▶ _What this task involves_
Copy out the records precisely, omitting pictures.

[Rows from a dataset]
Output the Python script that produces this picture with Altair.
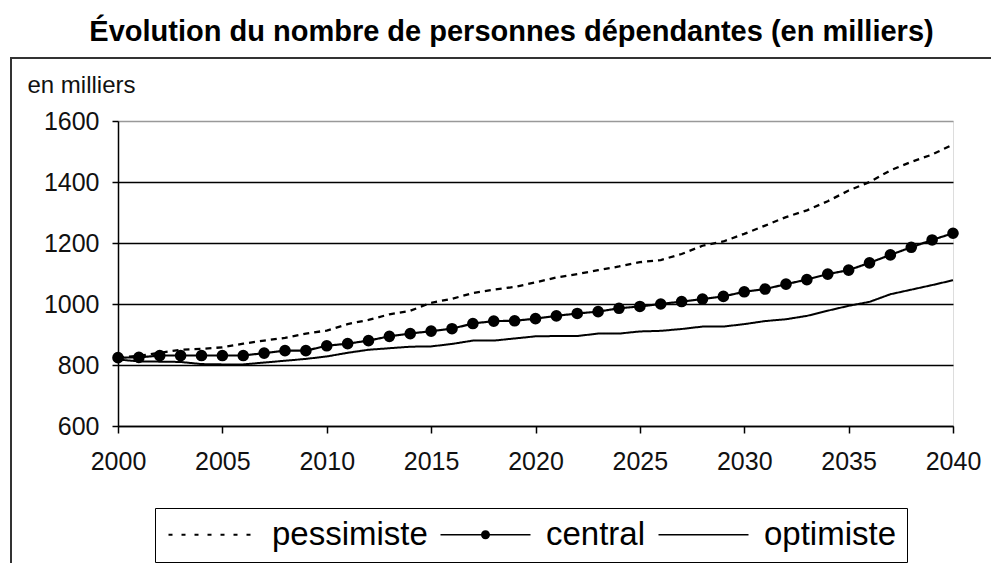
import altair as alt
import pandas as pd

years = list(range(2000, 2041))
pessimiste = [824, 830, 840, 850, 853, 858, 870, 880, 889, 903,
              913, 934, 948, 966, 978, 1004, 1017, 1036, 1047, 1056,
              1071, 1087, 1098, 1111, 1123, 1137, 1144, 1164, 1191, 1205,
              1230, 1257, 1285, 1307, 1337, 1372, 1400, 1438, 1466, 1490, 1523]
central = [824, 825, 831, 831, 831, 831, 831, 839, 847, 847,
           863, 870, 880, 894, 903, 911, 919, 936, 944, 945,
           952, 961, 969, 975, 986, 992, 1000, 1008, 1016, 1025,
           1040, 1049, 1065, 1080, 1098, 1111, 1135, 1161, 1186, 1210, 1232]
optimiste = [818, 812, 811, 810, 803, 802, 802, 808, 814, 820,
             828, 840, 850, 855, 860, 861, 869, 880, 880, 887,
             894, 895, 895, 903, 903, 910, 912, 918, 926, 926,
             934, 944, 950, 961, 978, 994, 1007, 1032, 1047, 1062, 1078]
series_names = ["pessimiste", "central", "optimiste"]
x_ticks = list(range(2000, 2041, 5))
y_ticks = list(range(600, 1601, 200))

rows = []
for name, vals in zip(series_names, [pessimiste, central, optimiste]):
    for yr, v in zip(years, vals):
        rows.append({"annee": yr, "valeur": v, "serie": name})
df = pd.DataFrame(rows)

FONT = "Liberation Sans"
# Legend symbol glyphs (filled paths). One unit = sqrt(900)/2 = 15 px;
# each glyph spans -1..5 units, i.e. a 90 px wide sample line.
U = 15.0
def _rect(x0, x1, h):
    return f"M{x0/U:.4f},{-h/2/U:.4f}H{x1/U:.4f}V{h/2/U:.4f}H{x0/U:.4f}Z"
solid_path = _rect(-15, 75, 1.6)
dot_path = solid_path + "M2.3,0A0.3,0.3,0,1,1,1.7,0A0.3,0.3,0,1,1,2.3,0Z"
dotted_path = "".join(_rect(-13 + 13 * i, -9 + 13 * i, 2.0) for i in range(7))

legend = alt.Legend(
    title=None, orient="none", legendX=37, legendY=387, direction="horizontal",
    symbolSize=900, symbolStrokeWidth=1.5, labelFont=FONT, labelFontSize=33,
    labelColor="black", labelOffset=74, columnPadding=8, padding=10,
    strokeColor="black", fillColor="white", symbolStrokeColor="black",
    symbolFillColor="black", labelLimit=0,
)

x_enc = alt.X(
    "annee:Q",
    scale=alt.Scale(domain=[2000, 2040], nice=False, zero=False),
    axis=alt.Axis(values=x_ticks, format="d", title=None, grid=False,
                  tickSize=7, labelPadding=16, labelFontSize=25, labelFont=FONT,
                  labelColor="#111", domainColor="black", domainWidth=1.5,
                  tickColor="black", tickWidth=1.5, labelFlush=False,
                  labelOverlap=False, labelBound=False),
)
y_enc = alt.Y(
    "valeur:Q",
    scale=alt.Scale(domain=[600, 1600], nice=False, zero=False),
    axis=alt.Axis(values=y_ticks, format="d", title="en milliers", grid=True,
                  gridColor=alt.condition("datum.value == 1600", alt.value("#999999"), alt.value("black")),
                  gridWidth=1.5, tickSize=6, labelPadding=13, labelFontSize=25,
                  labelFont=FONT, labelColor="#111", domainColor="black",
                  domainWidth=1.5, tickColor="black", tickWidth=1.5,
                  labelFlush=False, labelOverlap=False,
                  titleAngle=0, titleX=-91, titleY=-29, titleAlign="left",
                  titleBaseline="alphabetic", titleFontSize=24,
                  titleFontWeight="normal", titleFont=FONT, titleColor="#111"),
)

frame = alt.Chart(pd.DataFrame({"a": [0]})).mark_rect(
    filled=False, stroke="#333333", strokeWidth=2
).encode(x=alt.value(-107), y=alt.value(-63), x2=alt.value(900), y2=alt.value(470))

lines = alt.Chart(df).mark_line(color="black").encode(
    x=x_enc, y=y_enc,
    strokeDash=alt.StrokeDash("serie:N", scale=alt.Scale(domain=series_names, range=[[6, 5], [1, 0], [1, 0]]), legend=legend),
    strokeWidth=alt.StrokeWidth("serie:N", scale=alt.Scale(domain=series_names, range=[2.3, 2, 1.3]), legend=None),
)

helper = alt.Chart(df).mark_point(
    filled=False, size=0, color="black", fill="black", stroke="black", strokeWidth=1.5, opacity=1
).encode(
    x=x_enc, y=y_enc,
    shape=alt.Shape("serie:N", scale=alt.Scale(domain=series_names, range=[dotted_path, dot_path, solid_path]), legend=legend),
)

points = alt.Chart(df).transform_filter("datum.serie == 'central'").mark_point(
    filled=True, size=135, color="black", opacity=1
).encode(x=x_enc, y=y_enc)

chart = alt.layer(frame, lines, helper, points).properties(
    width=835, height=305,
    padding={"left": 110, "top": 113, "right": 38, "bottom": 137},
    autosize="none",
    title=alt.TitleParams(
        "Évolution du nombre de personnes dépendantes (en milliers)",
        fontSize=29, fontWeight="bold", font=FONT, color="black",
        anchor="middle", frame="group", offset=-13, baseline="alphabetic", dx=-24,
    ),
).configure_view(stroke="#999999", strokeWidth=1.5).configure(background="white")

chart.save("out.html", embed_options={"renderer": "svg", "actions": False})
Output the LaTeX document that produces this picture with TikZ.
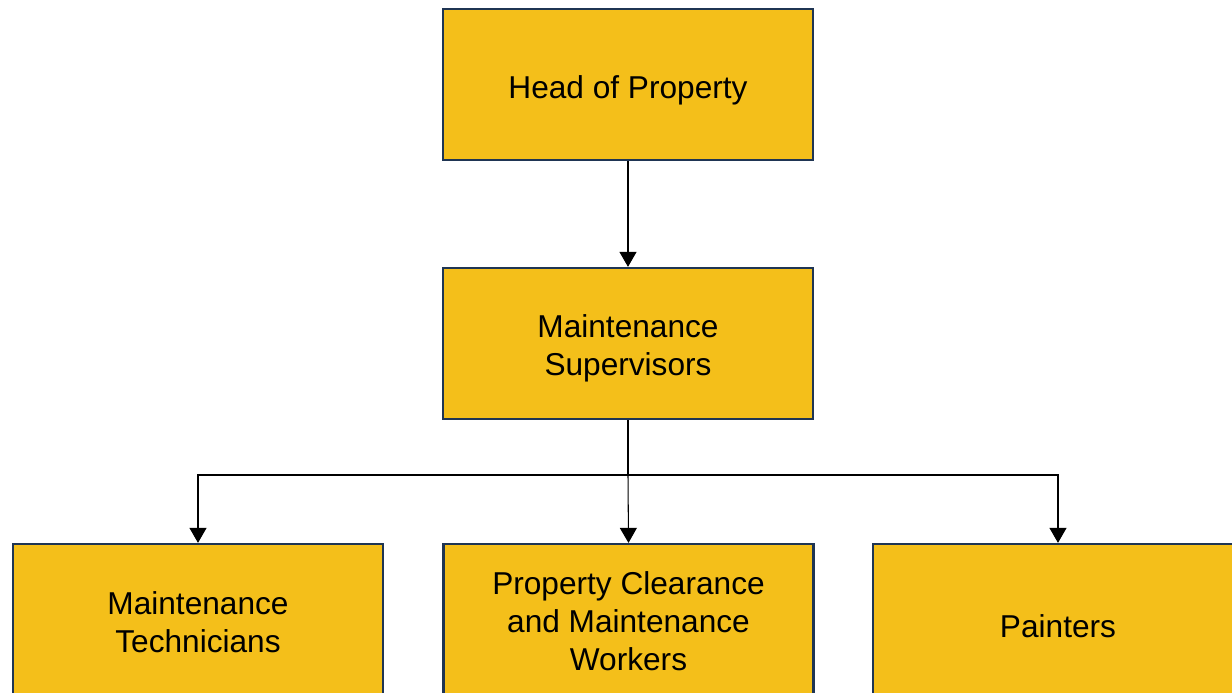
\documentclass[tikz,border=0pt]{standalone}
\usepackage{fontspec}
\setmainfont{Liberation Sans}
\usetikzlibrary{arrows.meta}
\definecolor{boxfill}{HTML}{F4BF1A}
\definecolor{boxline}{HTML}{1F3553}
\tikzset{
  rolebox/.style={draw=boxline, line width=1.3pt, fill=boxfill, minimum width=7.4cm, minimum height=3.02cm, align=center, text height=#1, font=\fontsize{18}{21.6}\selectfont},
  rolebox/.default=19.5pt,
  link/.style={line width=0.6pt, -{Triangle[width=0.34cm,length=0.3cm]}}
}
\begin{document}
\begin{tikzpicture}[x=0.02cm,y=0.02cm]
        \useasboundingbox (0,0) rectangle (1232,693);
        \clip (0,0) rectangle (1232,693);
        \node[rolebox] (head) at (628,608.5) {Head of Property};
        \node[rolebox=40.2pt] (supervisors) at (628,349.5) {Maintenance\\Supervisors};
        \node[rolebox=37.9pt] (technicians) at (198,73.5) {Maintenance\\Technicians};
        \node[rolebox=58.4pt] (clearance) at (628.5,73.5) {Property Clearance\\and Maintenance\\Workers};
        \node[rolebox=20.8pt] (painters) at (1058,73.5) {Painters};
        \coordinate (branch) at (628,218);
        \draw[link] (head) -- (supervisors);
        \draw[line width=0.6pt] (supervisors.south) -- (branch);
        \draw[link] (branch) -- (clearance.north);
        \draw[link] (branch) -| (technicians.north);
        \draw[link] (branch) -| (painters.north);
    \end{tikzpicture}
\end{document}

▶ _Solution to the exercise_
Output the Python script that produces this picture with Altair.
import altair as alt
import pandas as pd

years = list(range(2000, 2041))
pessimiste = [824, 830, 840, 850, 853, 858, 870, 880, 889, 903,
              913, 934, 948, 966, 978, 1004, 1017, 1036, 1047, 1056,
              1071, 1087, 1098, 1111, 1123, 1137, 1144, 1164, 1191, 1205,
              1230, 1257, 1285, 1307, 1337, 1372, 1400, 1438, 1466, 1490, 1523]
central = [824, 825, 831, 831, 831, 831, 831, 839, 847, 847,
           863, 870, 880, 894, 903, 911, 919, 936, 944, 945,
           952, 961, 969, 975, 986, 992, 1000, 1008, 1016, 1025,
           1040, 1049, 1065, 1080, 1098, 1111, 1135, 1161, 1186, 1210, 1232]
optimiste = [818, 812, 811, 810, 803, 802, 802, 808, 814, 820,
             828, 840, 850, 855, 860, 861, 869, 880, 880, 887,
             894, 895, 895, 903, 903, 910, 912, 918, 926, 926,
             934, 944, 950, 961, 978, 994, 1007, 1032, 1047, 1062, 1078]
series_names = ["pessimiste", "central", "optimiste"]
x_ticks = list(range(2000, 2041, 5))
y_ticks = list(range(600, 1601, 200))

rows = []
for name, vals in zip(series_names, [pessimiste, central, optimiste]):
    for yr, v in zip(years, vals):
        rows.append({"annee": yr, "valeur": v, "serie": name})
df = pd.DataFrame(rows)

FONT = "Liberation Sans"
# Legend symbol glyphs (filled paths). One unit = sqrt(900)/2 = 15 px;
# each glyph spans -1..5 units, i.e. a 90 px wide sample line.
U = 15.0
def _rect(x0, x1, h):
    return f"M{x0/U:.4f},{-h/2/U:.4f}H{x1/U:.4f}V{h/2/U:.4f}H{x0/U:.4f}Z"
solid_path = _rect(-15, 75, 1.6)
dot_path = solid_path + "M2.3,0A0.3,0.3,0,1,1,1.7,0A0.3,0.3,0,1,1,2.3,0Z"
dotted_path = "".join(_rect(-13 + 13 * i, -9 + 13 * i, 2.0) for i in range(7))

legend = alt.Legend(
    title=None, orient="none", legendX=37, legendY=387, direction="horizontal",
    symbolSize=900, symbolStrokeWidth=1.5, labelFont=FONT, labelFontSize=33,
    labelColor="black", labelOffset=74, columnPadding=8, padding=10,
    strokeColor="black", fillColor="white", symbolStrokeColor="black",
    symbolFillColor="black", labelLimit=0,
)

x_enc = alt.X(
    "annee:Q",
    scale=alt.Scale(domain=[2000, 2040], nice=False, zero=False),
    axis=alt.Axis(values=x_ticks, format="d", title=None, grid=False,
                  tickSize=7, labelPadding=16, labelFontSize=25, labelFont=FONT,
                  labelColor="#111", domainColor="black", domainWidth=1.5,
                  tickColor="black", tickWidth=1.5, labelFlush=False,
                  labelOverlap=False, labelBound=False),
)
y_enc = alt.Y(
    "valeur:Q",
    scale=alt.Scale(domain=[600, 1600], nice=False, zero=False),
    axis=alt.Axis(values=y_ticks, format="d", title="en milliers", grid=True,
                  gridColor=alt.condition("datum.value == 1600", alt.value("#999999"), alt.value("black")),
                  gridWidth=1.5, tickSize=6, labelPadding=13, labelFontSize=25,
                  labelFont=FONT, labelColor="#111", domainColor="black",
                  domainWidth=1.5, tickColor="black", tickWidth=1.5,
                  labelFlush=False, labelOverlap=False,
                  titleAngle=0, titleX=-91, titleY=-29, titleAlign="left",
                  titleBaseline="alphabetic", titleFontSize=24,
                  titleFontWeight="normal", titleFont=FONT, titleColor="#111"),
)

frame = alt.Chart(pd.DataFrame({"a": [0]})).mark_rect(
    filled=False, stroke="#333333", strokeWidth=2
).encode(x=alt.value(-107), y=alt.value(-63), x2=alt.value(900), y2=alt.value(470))

lines = alt.Chart(df).mark_line(color="black").encode(
    x=x_enc, y=y_enc,
    strokeDash=alt.StrokeDash("serie:N", scale=alt.Scale(domain=series_names, range=[[6, 5], [1, 0], [1, 0]]), legend=legend),
    strokeWidth=alt.StrokeWidth("serie:N", scale=alt.Scale(domain=series_names, range=[2.3, 2, 1.3]), legend=None),
)

helper = alt.Chart(df).mark_point(
    filled=False, size=0, color="black", fill="black", stroke="black", strokeWidth=1.5, opacity=1
).encode(
    x=x_enc, y=y_enc,
    shape=alt.Shape("serie:N", scale=alt.Scale(domain=series_names, range=[dotted_path, dot_path, solid_path]), legend=legend),
)

points = alt.Chart(df).transform_filter("datum.serie == 'central'").mark_point(
    filled=True, size=135, color="black", opacity=1
).encode(x=x_enc, y=y_enc)

chart = alt.layer(frame, lines, helper, points).properties(
    width=835, height=305,
    padding={"left": 110, "top": 113, "right": 38, "bottom": 137},
    autosize="none",
    title=alt.TitleParams(
        "Évolution du nombre de personnes dépendantes (en milliers)",
        fontSize=29, fontWeight="bold", font=FONT, color="black",
        anchor="middle", frame="group", offset=-13, baseline="alphabetic", dx=-24,
    ),
).configure_view(stroke="#999999", strokeWidth=1.5).configure(background="white")

chart.save("out.html", embed_options={"renderer": "svg", "actions": False})
Output the LaTeX document that produces this picture with TikZ.
\documentclass[tikz,border=0pt]{standalone}
\usepackage{fontspec}
\setmainfont{Liberation Sans}
\usetikzlibrary{arrows.meta}
\definecolor{boxfill}{HTML}{F4BF1A}
\definecolor{boxline}{HTML}{1F3553}
\tikzset{
  rolebox/.style={draw=boxline, line width=1.3pt, fill=boxfill, minimum width=7.4cm, minimum height=3.02cm, align=center, text height=#1, font=\fontsize{18}{21.6}\selectfont},
  rolebox/.default=19.5pt,
  link/.style={line width=0.6pt, -{Triangle[width=0.34cm,length=0.3cm]}}
}
\begin{document}
\begin{tikzpicture}[x=0.02cm,y=0.02cm]
        \useasboundingbox (0,0) rectangle (1232,693);
        \clip (0,0) rectangle (1232,693);
        \node[rolebox] (head) at (628,608.5) {Head of Property};
        \node[rolebox=40.2pt] (supervisors) at (628,349.5) {Maintenance\\Supervisors};
        \node[rolebox=37.9pt] (technicians) at (198,73.5) {Maintenance\\Technicians};
        \node[rolebox=58.4pt] (clearance) at (628.5,73.5) {Property Clearance\\and Maintenance\\Workers};
        \node[rolebox=20.8pt] (painters) at (1058,73.5) {Painters};
        \coordinate (branch) at (628,218);
        \draw[link] (head) -- (supervisors);
        \draw[line width=0.6pt] (supervisors.south) -- (branch);
        \draw[link] (branch) -- (clearance.north);
        \draw[link] (branch) -| (technicians.north);
        \draw[link] (branch) -| (painters.north);
    \end{tikzpicture}
\end{document}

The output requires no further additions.